Though legitimate instances of police misconduct exist and should be independently investigated, there is also a danger in officers taking the path of least resistance when even well-founded stops are presumed to be instances of profiling or use of force in self-defense is presumed to be improper.
Research suggests the Ferguson effect likely was concentrated to certain urban areas and is one of many factors in crime rates. Undoubtedly, the media coverage of Ferguson and similar incidents, both those where police action was ultimately found to be justified or wrongful, drove a further wedge between police and communities.
Randy Petersen is a Senior Researcher in the area of policing at the Texas Public Policy Foundation (and a colleague of the author).

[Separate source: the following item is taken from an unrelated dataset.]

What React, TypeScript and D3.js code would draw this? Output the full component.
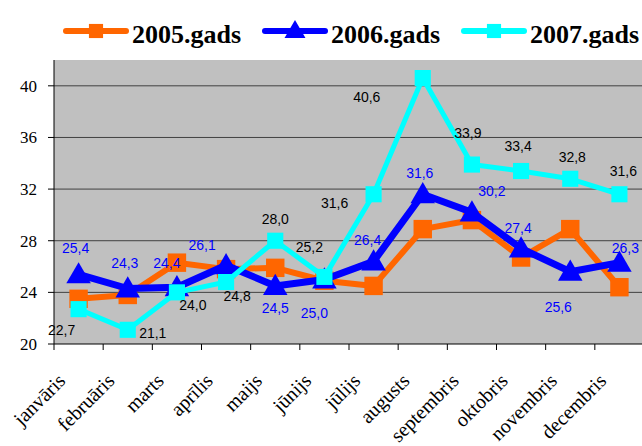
import React, { useRef, useEffect } from 'react';
import * as d3 from 'd3';

const months = ['janvāris', 'februāris', 'marts', 'aprīlis', 'maijs', 'jūnijs', 'jūlijs', 'augusts', 'septembris', 'oktobris', 'novembris', 'decembris'];
const values2005 = [23.5, 23.8, 26.3, 25.8, 25.9, 24.9, 24.5, 28.9, 29.6, 26.7, 28.9, 24.4];
const values2006 = [25.4, 24.3, 24.4, 26.1, 24.5, 25.0, 26.4, 31.6, 30.2, 27.4, 25.6, 26.3];
const values2007 = [22.7, 21.1, 24.0, 24.8, 28.0, 25.2, 31.6, 40.6, 33.9, 33.4, 32.8, 31.6];
const yTicks = [20, 24, 28, 32, 36, 40];
const seriesNames = ['2005.gads', '2006.gads', '2007.gads'];

// label placement offsets (text centre relative to point)
const offsets2006 = [[-3, -26], [-3, -25], [-10, -24], [-24, -20], [0, 22], [-10, 34], [-6, -21], [-3, -21], [20, -21], [-3, -20], [-12, 35], [6, -15]];
const offsets2007 = [[-17, 21], [25, 3], [16, 13], [11, 14], [0, -22], [-15, -30], [-39, 9], [-56, 19], [-4, -32], [-3, -25], [2, -22], [4, -23]];

const W = 642;
const H = 446;

const App = () => {
    const svgRef = useRef<SVGSVGElement>(null);

    useEffect(() => {
        const svg = d3.select(svgRef.current);
        svg.selectAll('*').remove();

        const left = 54, right = 644, top = 60, bottom = 344;

        const x = d3.scaleBand().domain(months).range([left, right]);
        const y = d3.scaleLinear().domain([20, 42]).range([bottom, top]);
        const cx = (m: string) => (x(m) as number) + x.bandwidth() / 2;

        // plot background
        svg.append('rect')
            .attr('x', left).attr('y', top)
            .attr('width', right - left).attr('height', bottom - top)
            .attr('fill', '#c0c0c0');

        // gridlines
        svg.selectAll('line.grid')
            .data(yTicks.filter(t => t > 20))
            .join('line')
            .attr('x1', left).attr('x2', right)
            .attr('y1', d => y(d)).attr('y2', d => y(d))
            .attr('stroke', '#404040').attr('stroke-width', 1);

        // axes
        svg.append('line')
            .attr('x1', left).attr('x2', left).attr('y1', top).attr('y2', bottom)
            .attr('stroke', '#000');
        svg.append('line')
            .attr('x1', left).attr('x2', right).attr('y1', bottom).attr('y2', bottom)
            .attr('stroke', '#000');

        svg.selectAll('line.ytick')
            .data(yTicks)
            .join('line')
            .attr('x1', left - 6).attr('x2', left)
            .attr('y1', d => y(d)).attr('y2', d => y(d))
            .attr('stroke', '#000');

        svg.selectAll('text.ylab')
            .data(yTicks)
            .join('text')
            .attr('x', 37).attr('y', d => y(d) + 6)
            .attr('text-anchor', 'end')
            .attr('font-family', 'Liberation Serif')
            .attr('font-size', 17)
            .text(d => d);

        svg.selectAll('line.xtick')
            .data(months)
            .join('line')
            .attr('x1', d => x(d) as number).attr('x2', d => x(d) as number)
            .attr('y1', bottom).attr('y2', bottom + 6)
            .attr('stroke', '#000');

        svg.selectAll('text.xlab')
            .data(months)
            .join('text')
            .attr('transform', d => `translate(${cx(d) - 12},${bottom + 38}) rotate(-45)`)
            .attr('text-anchor', 'end')
            .attr('font-family', 'Liberation Serif')
            .attr('font-size', 20)
            .text(d => d);

        const line = d3.line<number>()
            .x((_, i) => cx(months[i]))
            .y(d => y(d));

        const drawSeries = (vals: number[], color: string, width: number, marker: string, size: number) => {
            svg.append('path')
                .attr('d', line(vals))
                .attr('fill', 'none')
                .attr('stroke', color)
                .attr('stroke-width', width)
                .attr('stroke-linejoin', 'round');
            const sym = d3.symbol().type(marker === 'tri' ? d3.symbolTriangle : d3.symbolSquare).size(size);
            svg.append('g').selectAll('path')
                .data(vals)
                .join('path')
                .attr('d', sym())
                .attr('transform', (d, i) => `translate(${cx(months[i])},${y(d) + (marker === 'tri' ? 2 : 0)})`)
                .attr('fill', color);
        };

        drawSeries(values2005, '#ff6600', 6, 'sq', 340);
        drawSeries(values2006, '#0000ff', 7, 'tri', 260);
        drawSeries(values2007, '#00ffff', 5, 'sq', 260);

        const fmt = (v: number) => v.toFixed(1).replace('.', ',');

        const drawLabels = (vals: number[], offs: number[][], color: string) => {
            svg.append('g').selectAll('text')
                .data(vals)
                .join('text')
                .attr('x', (d, i) => cx(months[i]) + offs[i][0])
                .attr('y', (d, i) => y(d) + offs[i][1] + 5)
                .attr('text-anchor', 'middle')
                .attr('font-family', 'Liberation Sans')
                .attr('font-size', 14)
                .attr('fill', color)
                .text(d => fmt(d));
        };
        drawLabels(values2006, offsets2006, '#0000ff');
        drawLabels(values2007, offsets2007, '#000');

        // legend
        const legendColors = ['#ff6600', '#0000ff', '#00ffff'];
        const legendX = [66, 265, 464];
        const lg = svg.append('g');
        seriesNames.forEach((name, i) => {
            const lx = legendX[i];
            lg.append('line')
                .attr('x1', lx).attr('x2', lx + 60)
                .attr('y1', 31).attr('y2', 31)
                .attr('stroke', legendColors[i])
                .attr('stroke-width', 6)
                .attr('stroke-linecap', 'round');
            const sym = d3.symbol().type(i === 1 ? d3.symbolTriangle : d3.symbolSquare).size(i === 1 ? 190 : 200);
            lg.append('path')
                .attr('d', sym())
                .attr('transform', `translate(${lx + 30},${i === 1 ? 32 : 31})`)
                .attr('fill', legendColors[i]);
            lg.append('text')
                .attr('x', lx + 66).attr('y', 43)
                .attr('font-family', 'Liberation Serif')
                .attr('font-weight', 'bold')
                .attr('font-size', 26)
                .text(name);
        });
    }, []);

    return (
        <svg ref={svgRef} width={W} height={H}
            style={{ position: 'absolute', left: 0, top: 0, background: '#fff' }} />
    );
};

export default App;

His 21 years as a police officer in Illinois and then directing one of the busiest police academies in Texas provides him with a perspective on what may be behind the crime rates.
“Policing is a uniquely local endeavor,” he observed recently.
“Police and sheriff’s deputies are integral parts of their communities,” he said. “Law enforcement is just a small part of what our nation’s police officers do, and it is the cold, hard part of it. Policing is about creating a community free of crime and preserving the quality of life, quite literally keeping the peace.”
Petersen went on to detail a major policy shift by the Trump Administration that has largely gone unnoticed.
“The past administration’s frequent resort to consent decrees, a coercive measure where the federal government oversees local policing operations, was reversed upon this administration’s taking office,” he explained. “When federal bureaucrats in Washington set standards for a police department under threat of sanctions, they set not only a floor but a ceiling. No police agency is going to innovate in its policing operations while under the watchful eye of an antagonistic Department of Justice—they will simply check the boxes and move along until the time runs out. The people closest to the community, who understand its needs, will instead defer all judgement calls to a distant and insensitive federal government.”
Petersen concluded by noting that, “To the extent that policing has affected the recent two-year drop in crime rates, it is no surprise that a president who has made clear his support for law enforcement, in words and deeds, would see the fruits of those policies in improved policing efforts and outcomes.”
Sustaining that crime rate drop requires more than just good policing backed up by a supportive president and public. It also requires being efficient and effective with the entire criminal justice system, starting with the premise that improved public safety is the goal.
Some 97% of people in prison will eventually be let out. Recidivism—when former inmates many fail and commit a new crime, harm a victim, and return to prison—has a significant effect on public safety and the viability of our communities. Research shows that there are proven steps that can reduce recidivism, making all of us safer while increasing the odds that our neighbors who commit crime are more likely to become productive citizens, rather than remain a threat and a burden on taxpayers.
The federal First Step Act, a bipartisan criminal justice reform bill signed into law by President Trump in December 2018, was inspired by successful criminal justice reform measures pioneered by lawmakers in Texas, Georgia and other conservative states. Specifically, the new law boosts efforts to prepare inmates for employment while in prison as well as post-release. The law also expanded alternatives to prison such as home confinement for low-risk offenders while implementing evidence-based treatment for opioid and heroin abusers.
While the federal prison system only holds about 10% of America’s inmates, reform at the federal level, if properly implemented and successful in its goal of improving rehabilitation and increasing public safety, may serve to encourage continued reforms at the state level.
The renewed drop in violent crime, and the continued decline in property crime suggest that President Trump’s actions and policies—combining support for law and order with public safety-focused criminal justice reform—is a winning combination for the American public.